Seven to ten appointments with your midwife, GP or obstetrician (a doctor who specialises in pregnancy and birth).
Your midwife will enquire about your health and mood at every visit to identify any problems early. https://www.nhs.uk/conditions/pregnancy-and-baby/mental-health-problems-pregnant
Routine Blood Tests to identify your blood group and check for various illnesses or genetic blood disorders which includes: HIV, Syphilis,Hepatitis B, Anaemia (Low Iron), Sickle Cell, Thalassaemia. https://www.nhs.uk/conditions/pregnancy-and-baby/screening-blood-test-infectious-diseases-pregnant
There are some foods you should avoid when pregnant, to find out more, visit: https://www.nhs.uk/conditions/pregnancy-and-baby/foods-to-avoid-pregnant Always check with your GP, Pharmacist or Midwife before you take any medicine.

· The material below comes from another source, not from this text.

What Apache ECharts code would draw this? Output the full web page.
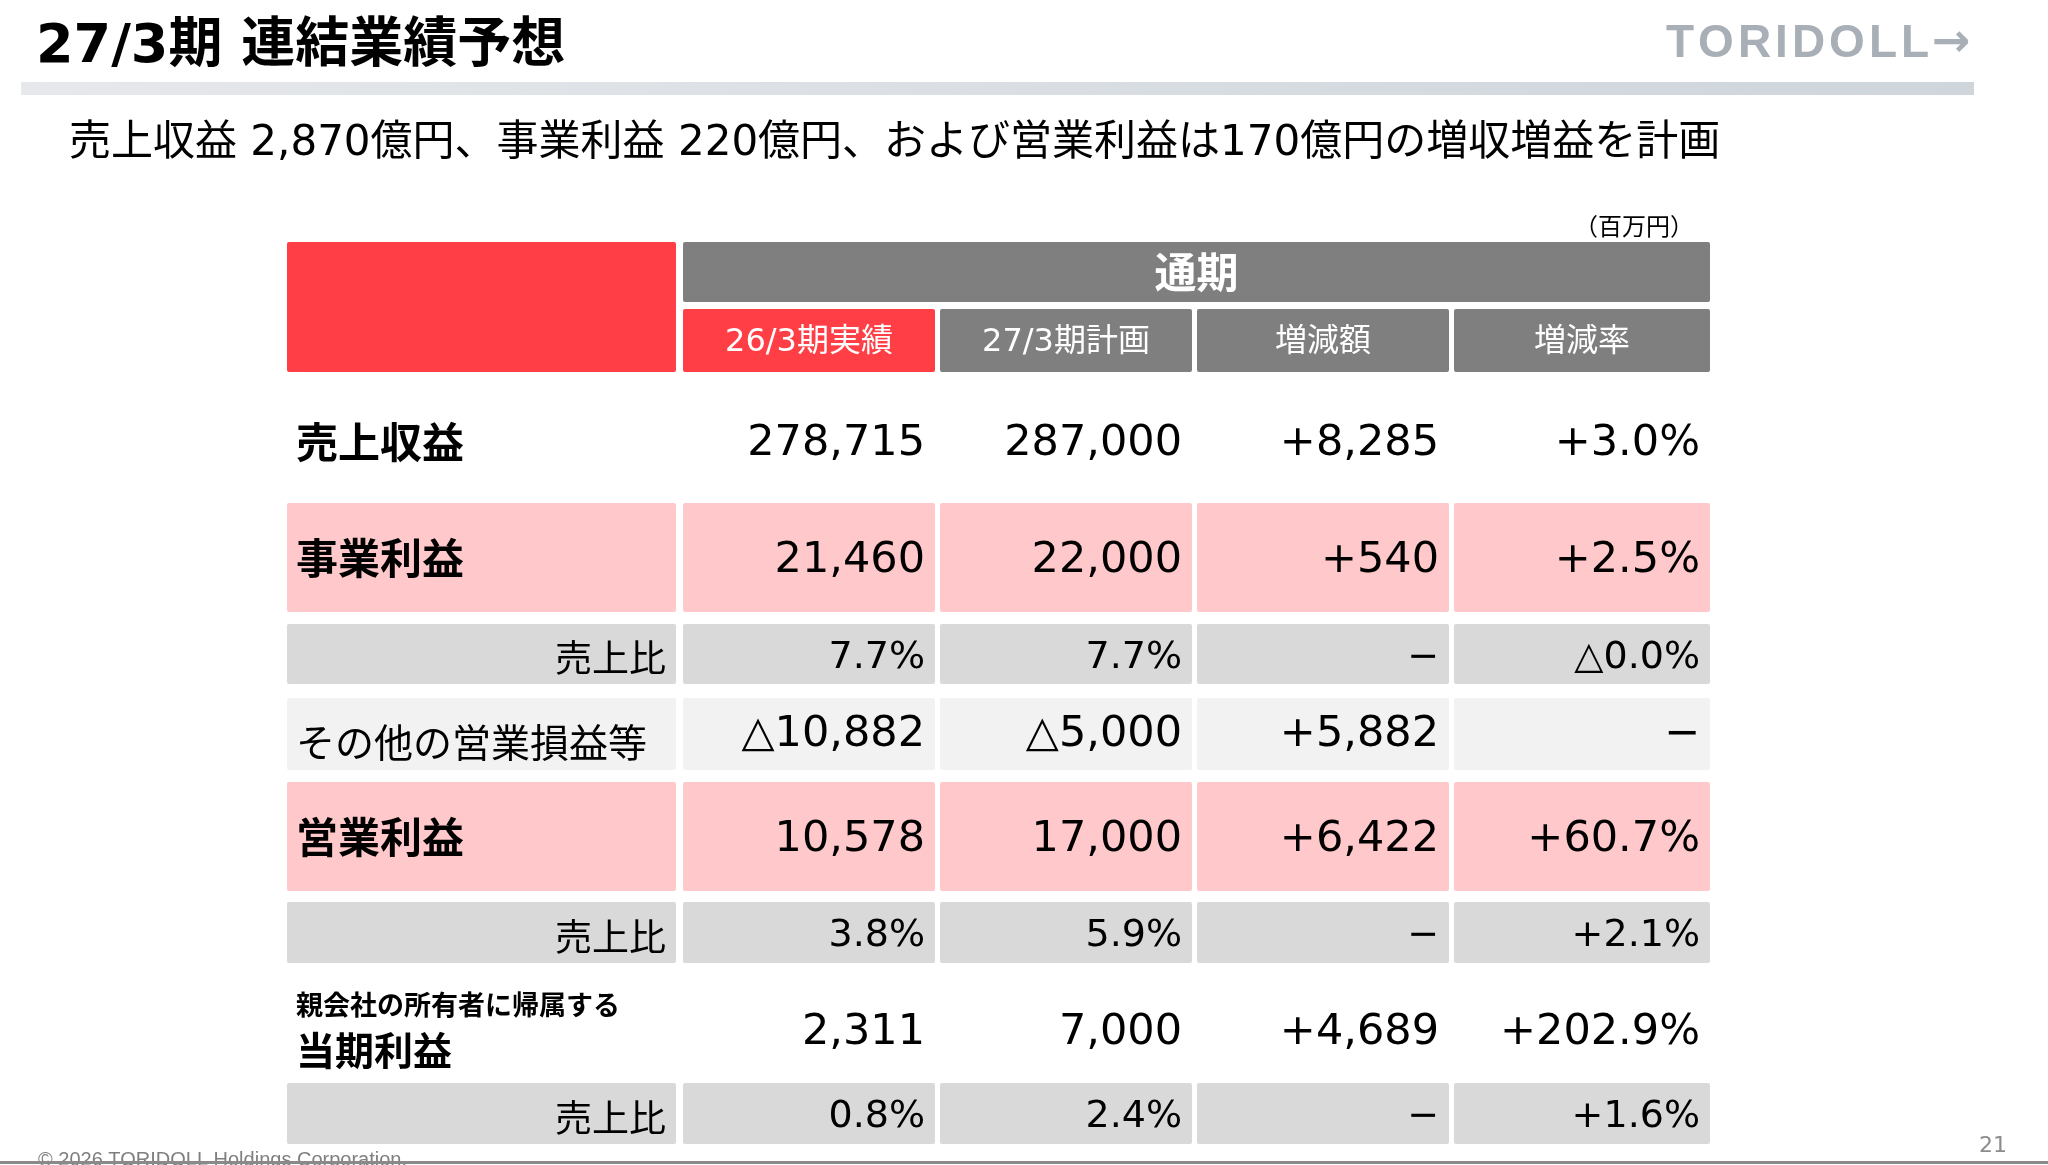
<!DOCTYPE html>
<html>
<head>
<meta charset="utf-8">
<title>27/3期 連結業績予想</title>
<script src="https://cdn.jsdelivr.net/npm/echarts@6.0.0/dist/echarts.min.js"></script>
<style>
  html, body { margin: 0; padding: 0; background: #fff; }
  #main { width: 2048px; height: 1165px; }
</style>
</head>
<body>
<div id="main"></div>
<script>
// ---- table data ----
const headerTop = '通期';
const columns = ['26/3期実績', '27/3期計画', '増減額', '増減率'];
const rowLabels = ['売上収益', '事業利益', '売上比', 'その他の営業損益等', '営業利益', '売上比',
  '親会社の所有者に帰属する\n当期利益', '売上比'];
const actual26 = ['278,715', '21,460', '7.7%', '△10,882', '10,578', '3.8%', '2,311', '0.8%'];
const plan27 = ['287,000', '22,000', '7.7%', '△5,000', '17,000', '5.9%', '7,000', '2.4%'];
const change = ['+8,285', '+540', '−', '+5,882', '+6,422', '−', '+4,689', '−'];
const changeRate = ['+3.0%', '+2.5%', '△0.0%', '−', '+60.7%', '+2.1%', '+202.9%', '+1.6%'];

// ---- layout / style (table units = px inside grid) ----
const CJK = '"Noto Sans CJK JP", sans-serif';
const NUM = '"DejaVu Sans", "Noto Sans CJK JP", sans-serif';
const RED = '#ff3f45', HEAD_GRAY = '#7f7f7f', PINK = '#ffc8ca', GRAY = '#d9d9d9', LIGHT = '#f2f2f2';
const colEdges = [[0, 389], [396, 648], [653, 905], [910, 1162], [1167, 1423]];
const headRows = [[0, 60], [67, 130]];
const bodyRows = [[143, 255], [261, 370], [382, 442], [456, 528], [540, 649], [660, 721], [743, 833], [841, 902]];
const rowKind = ['main', 'main', 'ratio', 'other', 'main', 'ratio', 'net', 'ratio'];
const rowFill = [null, PINK, GRAY, LIGHT, PINK, GRAY, null, GRAY];

const cells = [];
// header
cells.push({ x0: colEdges[0][0], x1: colEdges[0][1], y0: headRows[0][0], y1: headRows[1][1], fill: RED });
cells.push({ x0: colEdges[1][0], x1: colEdges[4][1], y0: headRows[0][0], y1: headRows[0][1], fill: HEAD_GRAY,
  text: headerTop, font: 'bold 42px ' + CJK, color: '#fff', align: 'center', dy: 0 });
columns.forEach((c, j) => {
  cells.push({ x0: colEdges[j + 1][0], x1: colEdges[j + 1][1], y0: headRows[1][0], y1: headRows[1][1],
    fill: j === 0 ? RED : HEAD_GRAY, text: c, font: '32px ' + NUM, color: '#fff', align: 'center', dy: 2 });
});
// body
const valueCols = [actual26, plan27, change, changeRate];
rowLabels.forEach((label, i) => {
  const kind = rowKind[i];
  const r = bodyRows[i];
  const lab = { x0: colEdges[0][0], x1: colEdges[0][1], y0: r[0], y1: r[1], fill: rowFill[i], text: label, color: '#000' };
  if (kind === 'main') Object.assign(lab, { font: 'bold 42px ' + CJK, align: 'left', dy: 1 });
  if (kind === 'ratio') Object.assign(lab, { font: '37px ' + CJK, align: 'right', dy: 4 });
  if (kind === 'other') Object.assign(lab, { font: '39px ' + CJK, align: 'left', dy: 8 });
  if (kind === 'net') Object.assign(lab, {
    text: '{s|親会社の所有者に帰属する}\n{b|当期利益}', font: 'bold 39px ' + CJK, align: 'left', dy: 0,
    rich: { s: { font: 'bold 27px ' + CJK, lineHeight: 40, fill: '#000' }, b: { font: 'bold 39px ' + CJK, lineHeight: 50, fill: '#000' } }
  });
  cells.push(lab);
  valueCols.forEach((vals, j) => {
    cells.push({ x0: colEdges[j + 1][0], x1: colEdges[j + 1][1], y0: r[0], y1: r[1], fill: rowFill[i],
      text: vals[i], font: (kind === 'ratio' ? '38px ' : '43px ') + NUM, color: '#000', align: 'right',
      dy: kind === 'ratio' ? 4 : (kind === 'other' ? 1 : 3) });
  });
});

const chart = echarts.init(document.getElementById('main'), null, { renderer: 'canvas' });

function renderCell(params, api) {
  const c = cells[params.dataIndex];
  const p0 = api.coord([api.value(0), api.value(1)]);
  const p1 = api.coord([api.value(2), api.value(3)]);
  const children = [];
  if (c.fill) {
    children.push({ type: 'rect', shape: { x: p0[0], y: p0[1], width: p1[0] - p0[0], height: p1[1] - p0[1], r: 2 },
      style: { fill: c.fill } });
  }
  if (c.text) {
    const tx = c.align === 'left' ? p0[0] + 9 : c.align === 'right' ? p1[0] - 10 : (p0[0] + p1[0]) / 2;
    children.push({ type: 'text', x: tx, y: (p0[1] + p1[1]) / 2 + c.dy,
      style: { text: c.text, font: c.font, fill: c.color, align: c.align, verticalAlign: 'middle',
        textAlign: c.align, textVerticalAlign: 'middle', rich: c.rich } });
  }
  return { type: 'group', children };
}

const logoRich = { l: { font: 'bold 46px "Liberation Sans", sans-serif', fill: '#a9afb6', padding: [0, 2] },
  a: { font: 'bold 46px "DejaVu Sans", sans-serif', fill: '#a9afb6', padding: [0, 0, 0, 1] } };

chart.setOption({
  animation: false,
  grid: { left: 287, top: 242, width: 1423, height: 902 },
  xAxis: { type: 'value', min: 0, max: 1423, show: false },
  yAxis: { type: 'value', min: 0, max: 902, inverse: true, show: false },
  series: [{
    type: 'custom',
    silent: true,
    clip: false,
    renderItem: renderCell,
    encode: { x: [0, 2], y: [1, 3] },
    data: cells.map(c => [c.x0, c.y0, c.x1, c.y1])
  }],
  graphic: [
    { type: 'rect', shape: { x: 21, y: 82, width: 1953, height: 13 },
      style: { fill: new echarts.graphic.LinearGradient(0, 0, 1, 0, [
        { offset: 0, color: '#e6e8eb' }, { offset: 1, color: '#ced5db' }]) } },
    { type: 'text', x: 36, y: 48, style: { text: '27/3期 連結業績予想', font: 'bold 54px ' + NUM, fill: '#000',
      textAlign: 'left', textVerticalAlign: 'middle', align: 'left', verticalAlign: 'middle' } },
    { type: 'text', x: 1664, y: 44, style: { text: '{l|T}{l|O}{l|R}{l|I}{l|D}{l|O}{l|L}{l|L}{a|→}', rich: logoRich,
      textAlign: 'left', textVerticalAlign: 'middle', align: 'left', verticalAlign: 'middle' } },
    { type: 'text', x: 69, y: 144, style: { text: '売上収益 2,870億円、事業利益 220億円、および営業利益は170億円の増収増益を計画',
      font: '42px ' + NUM, fill: '#000', textAlign: 'left', textVerticalAlign: 'middle', align: 'left', verticalAlign: 'middle' } },
    { type: 'text', x: 1694, y: 226, style: { text: '（百万円）', font: '24px ' + CJK, fill: '#000',
      textAlign: 'right', textVerticalAlign: 'middle', align: 'right', verticalAlign: 'middle' } },
    { type: 'text', x: 38, y: 1150, style: { text: '© 2026 TORIDOLL Holdings Corporation.', font: '20px "Liberation Sans", sans-serif',
      fill: '#7f7f7f', textAlign: 'left', textVerticalAlign: 'top', align: 'left', verticalAlign: 'top' } },
    { type: 'text', x: 2007, y: 1146, style: { text: '21', font: '22px ' + NUM, fill: '#8c8c8c',
      textAlign: 'right', textVerticalAlign: 'middle', align: 'right', verticalAlign: 'middle' } },
    { type: 'rect', shape: { x: 0, y: 1161, width: 2048, height: 3 }, style: { fill: '#8a8a8a' } }
  ]
});
</script>
</body>
</html>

Ultrasound scan (when you are 8 to 14 weeks pregnant) to confirm your expected due date. The scan can be combined with blood tests to screen for genetic conditions including Down’s, Edwards’ and Patau's syndrome (also known as T21, T18 and T13). For more information about Down Syndrome, visit the Positive About Down Syndrome website: https://positiveaboutdownsyndrome.co.uk/
Ultrasound screening anomaly scan (18+0 to 20+6 weeks) to check for possible physical problems with your baby and to check your baby's growth. This is also the scan when your baby's sex may be determined. https://www.nhs.uk/conditions/pregnancy-and-baby/ultrasound-anomaly-baby-scans-pregnant/#when-are-scans-offered Ask your midwife for a MAT B1 certificate - this confirms your pregnancy for your employer.
Flu vaccination. This is given during flu season, as soon as possible after the vaccine becomes available (usually September), but may be given up until the end of March depending on availability. https://www.nhs.uk/conditions/pregnancy-and-baby/flu-jab-vaccine-pregnant
Parent Education. Antenatal classes are offered to parents with information that will help you prepare for birth and parenthood.

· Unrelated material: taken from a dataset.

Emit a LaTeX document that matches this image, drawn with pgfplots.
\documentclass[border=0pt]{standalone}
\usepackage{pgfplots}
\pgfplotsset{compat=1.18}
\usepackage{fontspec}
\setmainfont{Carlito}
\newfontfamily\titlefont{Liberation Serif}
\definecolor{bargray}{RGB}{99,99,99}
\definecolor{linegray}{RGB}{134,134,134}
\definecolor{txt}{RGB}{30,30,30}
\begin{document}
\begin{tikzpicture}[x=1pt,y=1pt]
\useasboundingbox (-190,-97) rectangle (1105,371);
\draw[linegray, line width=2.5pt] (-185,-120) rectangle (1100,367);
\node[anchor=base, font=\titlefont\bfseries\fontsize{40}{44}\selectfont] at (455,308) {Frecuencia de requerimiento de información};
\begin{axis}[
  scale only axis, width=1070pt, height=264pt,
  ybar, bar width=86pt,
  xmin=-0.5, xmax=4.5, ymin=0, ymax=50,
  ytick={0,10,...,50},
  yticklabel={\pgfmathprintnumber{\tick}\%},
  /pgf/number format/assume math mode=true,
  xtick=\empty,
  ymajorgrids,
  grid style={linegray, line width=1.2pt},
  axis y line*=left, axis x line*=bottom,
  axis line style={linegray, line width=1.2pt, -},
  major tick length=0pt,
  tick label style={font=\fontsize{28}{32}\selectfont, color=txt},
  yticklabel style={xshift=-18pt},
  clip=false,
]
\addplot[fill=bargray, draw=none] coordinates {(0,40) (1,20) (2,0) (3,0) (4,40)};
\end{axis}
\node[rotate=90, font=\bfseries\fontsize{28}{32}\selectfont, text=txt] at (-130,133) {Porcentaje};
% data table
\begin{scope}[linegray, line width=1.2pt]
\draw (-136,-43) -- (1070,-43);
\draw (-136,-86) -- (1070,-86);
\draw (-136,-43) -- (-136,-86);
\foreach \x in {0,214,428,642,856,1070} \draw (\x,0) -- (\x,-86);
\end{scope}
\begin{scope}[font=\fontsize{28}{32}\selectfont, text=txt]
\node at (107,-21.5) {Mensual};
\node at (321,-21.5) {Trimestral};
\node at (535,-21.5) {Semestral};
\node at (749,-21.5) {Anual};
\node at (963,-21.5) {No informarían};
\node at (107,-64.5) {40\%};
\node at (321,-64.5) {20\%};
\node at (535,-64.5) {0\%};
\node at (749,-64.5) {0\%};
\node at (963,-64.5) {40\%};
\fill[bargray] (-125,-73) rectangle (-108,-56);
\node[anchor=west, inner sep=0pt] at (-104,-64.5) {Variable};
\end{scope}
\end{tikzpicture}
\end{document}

Whooping cough vaccine. This is usually given between 16 and 38 weeks. https://www.nhs.uk/conditions/pregnancy-and-baby/whooping-cough-vaccination-pregnant
Information on feeding your baby. Visit: https://www.nhs.uk/conditions/pregnancy-and-baby/breastfeeding-first-days and https://www.nhs.uk/conditions/pregnancy-and-baby/bottle-feeding-advice
The opportunity to meet your Health Visitor before you have your baby.